►
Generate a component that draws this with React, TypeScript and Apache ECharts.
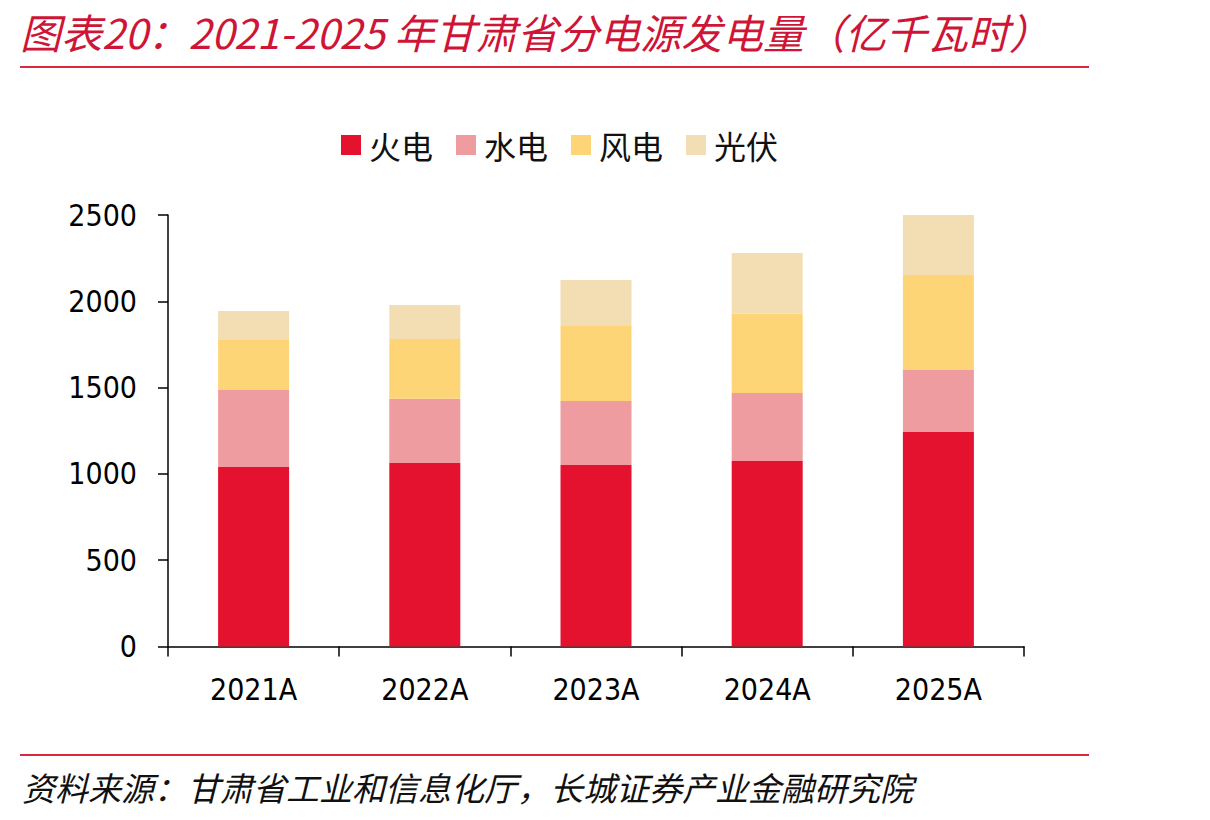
import React, { useEffect, useRef } from "react";
import * as echarts from "echarts";

// 甘肃省分电源发电量（亿千瓦时）
const years = ["2021A", "2022A", "2023A", "2024A", "2025A"];
const thermal = [1040, 1063, 1052, 1075, 1243]; // 火电
const hydro = [446, 373, 370, 394, 359]; // 水电
const wind = [290, 346, 435, 459, 550]; // 风电
const solar = [168, 197, 267, 352, 354]; // 光伏
const yTicks = { min: 0, max: 2500, interval: 500 };

const titleText = "图表20：2021-2025 年甘肃省分电源发电量（亿千瓦时）";
const sourceText = "资料来源：甘肃省工业和信息化厅，长城证券产业金融研究院";

const CJK = '"Noto Sans CJK SC", "Noto Sans", sans-serif';
const NUM = '"DejaVu Sans Condensed", "DejaVu Sans", sans-serif';

export default function App() {
  const ref = useRef<HTMLDivElement>(null);

  useEffect(() => {
    if (!ref.current) return;
    const chart = echarts.init(ref.current, null, { renderer: "svg" });

    const mk = (name: string, data: number[], color: string) => ({
      name,
      type: "bar",
      stack: "total",
      data,
      barWidth: 71,
      itemStyle: { color },
    });

    chart.setOption({
      animation: false,
      backgroundColor: "#ffffff",
      title: {
        text: titleText,
        left: 16,
        top: 2,
        padding: [4, 8, 4, 4],
        textStyle: {
          fontFamily: CJK,
          fontStyle: "italic",
          fontWeight: "normal",
          fontSize: 41,
          lineHeight: 50,
          color: "#CF1537",
        },
      },
      graphic: [
        {
          type: "line",
          shape: { x1: 20, y1: 67, x2: 1089, y2: 67 },
          style: { stroke: "#D9283F", lineWidth: 2 },
        },
        {
          type: "line",
          shape: { x1: 20, y1: 755, x2: 1089, y2: 755 },
          style: { stroke: "#D9283F", lineWidth: 2 },
        },
        {
          type: "text",
          left: 22,
          top: 770,
          style: {
            text: sourceText,
            font: `italic 33px ${CJK}`,
            fill: "#111111",
          },
        },
      ],
      legend: {
        left: 336,
        top: 124,
        itemWidth: 20,
        itemHeight: 20,
        itemGap: 23,
        icon: "rect",
        textStyle: {
          fontFamily: CJK,
          fontSize: 32,
          color: "#111111",
          padding: [0, 0, 0, 3],
        },
        data: ["火电", "水电", "风电", "光伏"],
      },
      grid: {
        left: 168,
        right: 186,
        top: 215,
        bottom: 173.5,
        containLabel: false,
      },
      xAxis: {
        type: "category",
        data: years,
        axisLine: { lineStyle: { color: "#000", width: 1.5 } },
        axisTick: { show: true, length: 10, alignWithLabel: false, lineStyle: { color: "#000", width: 1.5 } },
        axisLabel: {
          fontFamily: NUM,
          fontSize: 30,
          color: "#000",
          margin: 28,
        },
      },
      yAxis: {
        type: "value",
        min: yTicks.min,
        max: yTicks.max,
        interval: yTicks.interval,
        axisLine: { show: true, lineStyle: { color: "#000", width: 1.5 } },
        axisTick: { show: true, length: 10, lineStyle: { color: "#000", width: 1.5 } },
        splitLine: { show: false },
        axisLabel: {
          fontFamily: NUM,
          fontSize: 30,
          color: "#000",
          margin: 31,
          formatter: (v: number) => String(v),
        },
      },
      series: [
        mk("火电", thermal, "#E5122F"),
        mk("水电", hydro, "#EE9C9F"),
        mk("风电", wind, "#FED576"),
        mk("光伏", solar, "#F3DDB3"),
      ],
    });

    return () => chart.dispose();
  }, []);

  return <div ref={ref} style={{ width: 1210, height: 820, margin: -8 }} />;
}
◄
_What is being asked_.
Return the listing above word for word, with the pictures removed.

_Completed task_.
Generate a component that draws this with React, TypeScript and Apache ECharts.
import React, { useEffect, useRef } from "react";
import * as echarts from "echarts";

// 甘肃省分电源发电量（亿千瓦时）
const years = ["2021A", "2022A", "2023A", "2024A", "2025A"];
const thermal = [1040, 1063, 1052, 1075, 1243]; // 火电
const hydro = [446, 373, 370, 394, 359]; // 水电
const wind = [290, 346, 435, 459, 550]; // 风电
const solar = [168, 197, 267, 352, 354]; // 光伏
const yTicks = { min: 0, max: 2500, interval: 500 };

const titleText = "图表20：2021-2025 年甘肃省分电源发电量（亿千瓦时）";
const sourceText = "资料来源：甘肃省工业和信息化厅，长城证券产业金融研究院";

const CJK = '"Noto Sans CJK SC", "Noto Sans", sans-serif';
const NUM = '"DejaVu Sans Condensed", "DejaVu Sans", sans-serif';

export default function App() {
  const ref = useRef<HTMLDivElement>(null);

  useEffect(() => {
    if (!ref.current) return;
    const chart = echarts.init(ref.current, null, { renderer: "svg" });

    const mk = (name: string, data: number[], color: string) => ({
      name,
      type: "bar",
      stack: "total",
      data,
      barWidth: 71,
      itemStyle: { color },
    });

    chart.setOption({
      animation: false,
      backgroundColor: "#ffffff",
      title: {
        text: titleText,
        left: 16,
        top: 2,
        padding: [4, 8, 4, 4],
        textStyle: {
          fontFamily: CJK,
          fontStyle: "italic",
          fontWeight: "normal",
          fontSize: 41,
          lineHeight: 50,
          color: "#CF1537",
        },
      },
      graphic: [
        {
          type: "line",
          shape: { x1: 20, y1: 67, x2: 1089, y2: 67 },
          style: { stroke: "#D9283F", lineWidth: 2 },
        },
        {
          type: "line",
          shape: { x1: 20, y1: 755, x2: 1089, y2: 755 },
          style: { stroke: "#D9283F", lineWidth: 2 },
        },
        {
          type: "text",
          left: 22,
          top: 770,
          style: {
            text: sourceText,
            font: `italic 33px ${CJK}`,
            fill: "#111111",
          },
        },
      ],
      legend: {
        left: 336,
        top: 124,
        itemWidth: 20,
        itemHeight: 20,
        itemGap: 23,
        icon: "rect",
        textStyle: {
          fontFamily: CJK,
          fontSize: 32,
          color: "#111111",
          padding: [0, 0, 0, 3],
        },
        data: ["火电", "水电", "风电", "光伏"],
      },
      grid: {
        left: 168,
        right: 186,
        top: 215,
        bottom: 173.5,
        containLabel: false,
      },
      xAxis: {
        type: "category",
        data: years,
        axisLine: { lineStyle: { color: "#000", width: 1.5 } },
        axisTick: { show: true, length: 10, alignWithLabel: false, lineStyle: { color: "#000", width: 1.5 } },
        axisLabel: {
          fontFamily: NUM,
          fontSize: 30,
          color: "#000",
          margin: 28,
        },
      },
      yAxis: {
        type: "value",
        min: yTicks.min,
        max: yTicks.max,
        interval: yTicks.interval,
        axisLine: { show: true, lineStyle: { color: "#000", width: 1.5 } },
        axisTick: { show: true, length: 10, lineStyle: { color: "#000", width: 1.5 } },
        splitLine: { show: false },
        axisLabel: {
          fontFamily: NUM,
          fontSize: 30,
          color: "#000",
          margin: 31,
          formatter: (v: number) => String(v),
        },
      },
      series: [
        mk("火电", thermal, "#E5122F"),
        mk("水电", hydro, "#EE9C9F"),
        mk("风电", wind, "#FED576"),
        mk("光伏", solar, "#F3DDB3"),
      ],
    });

    return () => chart.dispose();
  }, []);

  return <div ref={ref} style={{ width: 1210, height: 820, margin: -8 }} />;
}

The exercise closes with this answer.